# [AIM OF THE EXERCISE]
Pictures are excluded. Copy exactly, and only, the lines from the one containing "Reproduce this chart with Apache ECharts." through the one containing "x: 'Возраст', y: 'Содержание'", both ends included.

# [DATASET EXCERPTS]
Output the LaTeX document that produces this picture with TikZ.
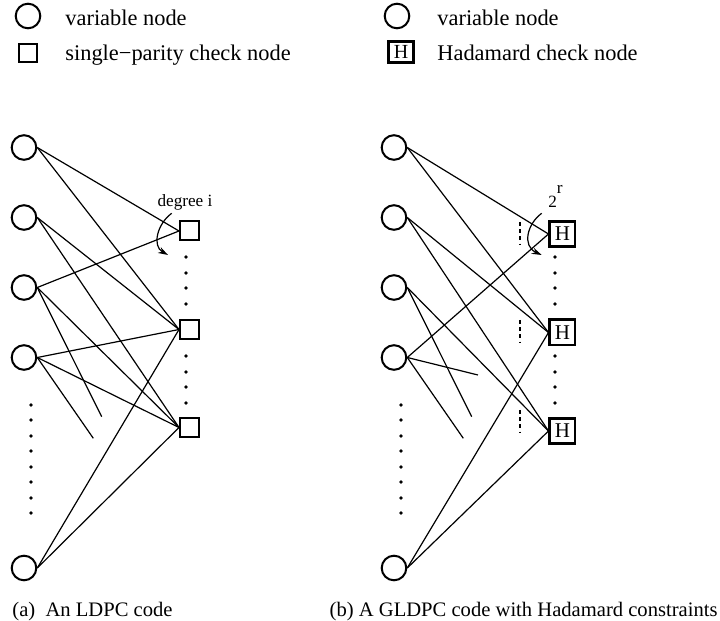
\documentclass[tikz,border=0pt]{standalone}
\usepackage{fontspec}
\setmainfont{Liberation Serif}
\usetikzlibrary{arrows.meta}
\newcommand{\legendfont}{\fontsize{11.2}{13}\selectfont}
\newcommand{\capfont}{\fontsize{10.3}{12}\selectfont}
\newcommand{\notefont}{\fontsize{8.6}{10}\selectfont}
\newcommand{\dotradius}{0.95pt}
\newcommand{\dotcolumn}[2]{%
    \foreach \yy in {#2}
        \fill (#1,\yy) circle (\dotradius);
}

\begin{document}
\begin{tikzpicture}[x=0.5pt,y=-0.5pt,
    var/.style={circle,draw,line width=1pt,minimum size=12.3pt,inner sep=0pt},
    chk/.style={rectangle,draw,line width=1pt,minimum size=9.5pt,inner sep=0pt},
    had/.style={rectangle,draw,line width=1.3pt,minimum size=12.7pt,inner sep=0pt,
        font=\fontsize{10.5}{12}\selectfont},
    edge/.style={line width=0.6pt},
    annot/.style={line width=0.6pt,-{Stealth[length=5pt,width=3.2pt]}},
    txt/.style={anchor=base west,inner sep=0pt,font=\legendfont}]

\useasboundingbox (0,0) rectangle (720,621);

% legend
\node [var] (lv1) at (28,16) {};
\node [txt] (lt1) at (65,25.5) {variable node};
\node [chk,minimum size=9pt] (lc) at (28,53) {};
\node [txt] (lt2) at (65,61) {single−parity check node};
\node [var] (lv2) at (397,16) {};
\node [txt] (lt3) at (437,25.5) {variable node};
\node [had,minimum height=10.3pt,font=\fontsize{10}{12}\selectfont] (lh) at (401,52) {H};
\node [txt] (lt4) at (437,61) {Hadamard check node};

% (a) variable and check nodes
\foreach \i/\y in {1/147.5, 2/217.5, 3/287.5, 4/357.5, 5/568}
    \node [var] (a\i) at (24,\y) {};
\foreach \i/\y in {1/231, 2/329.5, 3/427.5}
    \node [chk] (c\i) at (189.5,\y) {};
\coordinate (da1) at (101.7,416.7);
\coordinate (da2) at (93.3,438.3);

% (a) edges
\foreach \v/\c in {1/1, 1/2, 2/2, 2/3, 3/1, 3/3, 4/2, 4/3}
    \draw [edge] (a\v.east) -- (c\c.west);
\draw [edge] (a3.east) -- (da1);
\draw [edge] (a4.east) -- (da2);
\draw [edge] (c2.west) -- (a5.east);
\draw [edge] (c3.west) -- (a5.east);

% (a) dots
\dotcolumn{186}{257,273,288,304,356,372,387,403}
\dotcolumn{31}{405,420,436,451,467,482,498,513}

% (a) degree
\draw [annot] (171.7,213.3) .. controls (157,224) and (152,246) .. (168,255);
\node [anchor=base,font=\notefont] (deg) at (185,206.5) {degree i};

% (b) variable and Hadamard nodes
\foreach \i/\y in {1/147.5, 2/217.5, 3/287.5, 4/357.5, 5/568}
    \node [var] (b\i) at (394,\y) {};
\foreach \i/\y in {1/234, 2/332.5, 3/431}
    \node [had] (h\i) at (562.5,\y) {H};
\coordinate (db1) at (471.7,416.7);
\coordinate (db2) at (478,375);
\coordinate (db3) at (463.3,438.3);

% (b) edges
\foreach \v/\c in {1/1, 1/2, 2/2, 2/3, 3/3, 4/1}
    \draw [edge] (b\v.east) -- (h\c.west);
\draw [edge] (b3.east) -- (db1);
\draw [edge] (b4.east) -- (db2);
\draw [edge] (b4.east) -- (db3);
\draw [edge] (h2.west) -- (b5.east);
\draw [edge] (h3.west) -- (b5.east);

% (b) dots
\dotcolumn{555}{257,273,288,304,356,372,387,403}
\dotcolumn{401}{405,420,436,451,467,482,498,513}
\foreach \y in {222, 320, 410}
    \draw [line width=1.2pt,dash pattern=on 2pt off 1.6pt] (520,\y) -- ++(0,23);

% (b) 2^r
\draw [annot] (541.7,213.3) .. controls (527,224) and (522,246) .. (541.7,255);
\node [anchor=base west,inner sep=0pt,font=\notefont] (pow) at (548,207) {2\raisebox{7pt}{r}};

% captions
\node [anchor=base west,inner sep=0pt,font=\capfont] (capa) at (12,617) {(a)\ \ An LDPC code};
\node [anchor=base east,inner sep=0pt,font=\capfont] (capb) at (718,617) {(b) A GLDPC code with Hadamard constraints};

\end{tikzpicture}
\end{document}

...

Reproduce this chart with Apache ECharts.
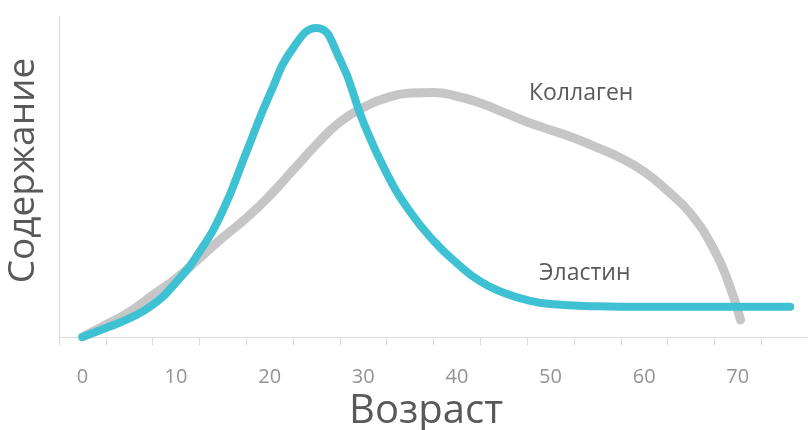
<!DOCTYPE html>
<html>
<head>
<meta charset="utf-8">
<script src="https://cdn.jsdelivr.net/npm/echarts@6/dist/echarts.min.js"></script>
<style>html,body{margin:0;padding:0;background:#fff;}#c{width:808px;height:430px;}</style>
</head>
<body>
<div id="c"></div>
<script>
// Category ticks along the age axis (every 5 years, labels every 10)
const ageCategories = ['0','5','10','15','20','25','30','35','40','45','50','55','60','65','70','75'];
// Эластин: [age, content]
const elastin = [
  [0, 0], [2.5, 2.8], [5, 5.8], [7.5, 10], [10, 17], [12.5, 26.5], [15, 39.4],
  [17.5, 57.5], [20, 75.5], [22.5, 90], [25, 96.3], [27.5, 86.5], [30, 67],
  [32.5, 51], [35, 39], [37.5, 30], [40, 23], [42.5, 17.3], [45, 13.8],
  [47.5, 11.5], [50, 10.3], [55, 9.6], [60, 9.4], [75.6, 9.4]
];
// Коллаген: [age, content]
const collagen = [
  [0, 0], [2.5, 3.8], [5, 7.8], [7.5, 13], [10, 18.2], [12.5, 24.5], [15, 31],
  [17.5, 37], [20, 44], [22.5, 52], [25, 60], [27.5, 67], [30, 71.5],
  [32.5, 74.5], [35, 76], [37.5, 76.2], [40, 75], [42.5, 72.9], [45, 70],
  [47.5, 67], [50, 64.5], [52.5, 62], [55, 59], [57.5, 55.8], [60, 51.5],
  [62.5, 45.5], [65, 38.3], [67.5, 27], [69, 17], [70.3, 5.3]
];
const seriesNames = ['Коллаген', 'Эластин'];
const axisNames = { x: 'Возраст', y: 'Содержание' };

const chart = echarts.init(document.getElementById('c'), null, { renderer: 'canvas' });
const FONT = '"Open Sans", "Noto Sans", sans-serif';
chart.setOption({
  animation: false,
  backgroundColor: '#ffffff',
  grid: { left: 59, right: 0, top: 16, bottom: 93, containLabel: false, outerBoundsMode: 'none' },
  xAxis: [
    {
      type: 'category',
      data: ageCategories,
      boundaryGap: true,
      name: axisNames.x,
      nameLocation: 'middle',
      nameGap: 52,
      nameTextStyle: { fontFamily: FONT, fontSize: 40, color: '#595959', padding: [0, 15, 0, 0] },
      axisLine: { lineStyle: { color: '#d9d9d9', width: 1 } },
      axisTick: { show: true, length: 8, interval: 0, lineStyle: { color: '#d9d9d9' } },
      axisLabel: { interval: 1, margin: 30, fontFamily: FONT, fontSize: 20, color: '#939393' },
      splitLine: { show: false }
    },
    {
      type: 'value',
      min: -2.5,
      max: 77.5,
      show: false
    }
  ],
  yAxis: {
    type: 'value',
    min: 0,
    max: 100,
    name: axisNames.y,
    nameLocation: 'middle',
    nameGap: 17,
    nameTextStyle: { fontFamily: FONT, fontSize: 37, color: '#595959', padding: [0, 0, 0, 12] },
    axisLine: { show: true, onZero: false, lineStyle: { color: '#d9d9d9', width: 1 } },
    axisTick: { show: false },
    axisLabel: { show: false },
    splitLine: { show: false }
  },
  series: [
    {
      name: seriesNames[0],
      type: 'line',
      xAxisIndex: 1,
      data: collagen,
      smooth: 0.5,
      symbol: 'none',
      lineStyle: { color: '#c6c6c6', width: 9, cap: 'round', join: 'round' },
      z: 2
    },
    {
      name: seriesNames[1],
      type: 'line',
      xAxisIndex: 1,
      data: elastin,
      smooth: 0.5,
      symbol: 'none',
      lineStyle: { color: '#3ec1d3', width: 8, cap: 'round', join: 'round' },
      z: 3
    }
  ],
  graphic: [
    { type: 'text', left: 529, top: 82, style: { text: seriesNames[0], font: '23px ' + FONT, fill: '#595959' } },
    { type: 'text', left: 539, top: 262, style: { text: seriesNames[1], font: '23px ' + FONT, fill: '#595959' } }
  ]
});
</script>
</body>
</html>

# [SOLUTION FOR THIS TASK]
Reproduce this chart with Apache ECharts.
<!DOCTYPE html>
<html>
<head>
<meta charset="utf-8">
<script src="https://cdn.jsdelivr.net/npm/echarts@6/dist/echarts.min.js"></script>
<style>html,body{margin:0;padding:0;background:#fff;}#c{width:808px;height:430px;}</style>
</head>
<body>
<div id="c"></div>
<script>
// Category ticks along the age axis (every 5 years, labels every 10)
const ageCategories = ['0','5','10','15','20','25','30','35','40','45','50','55','60','65','70','75'];
// Эластин: [age, content]
const elastin = [
  [0, 0], [2.5, 2.8], [5, 5.8], [7.5, 10], [10, 17], [12.5, 26.5], [15, 39.4],
  [17.5, 57.5], [20, 75.5], [22.5, 90], [25, 96.3], [27.5, 86.5], [30, 67],
  [32.5, 51], [35, 39], [37.5, 30], [40, 23], [42.5, 17.3], [45, 13.8],
  [47.5, 11.5], [50, 10.3], [55, 9.6], [60, 9.4], [75.6, 9.4]
];
// Коллаген: [age, content]
const collagen = [
  [0, 0], [2.5, 3.8], [5, 7.8], [7.5, 13], [10, 18.2], [12.5, 24.5], [15, 31],
  [17.5, 37], [20, 44], [22.5, 52], [25, 60], [27.5, 67], [30, 71.5],
  [32.5, 74.5], [35, 76], [37.5, 76.2], [40, 75], [42.5, 72.9], [45, 70],
  [47.5, 67], [50, 64.5], [52.5, 62], [55, 59], [57.5, 55.8], [60, 51.5],
  [62.5, 45.5], [65, 38.3], [67.5, 27], [69, 17], [70.3, 5.3]
];
const seriesNames = ['Коллаген', 'Эластин'];
const axisNames = { x: 'Возраст', y: 'Содержание' };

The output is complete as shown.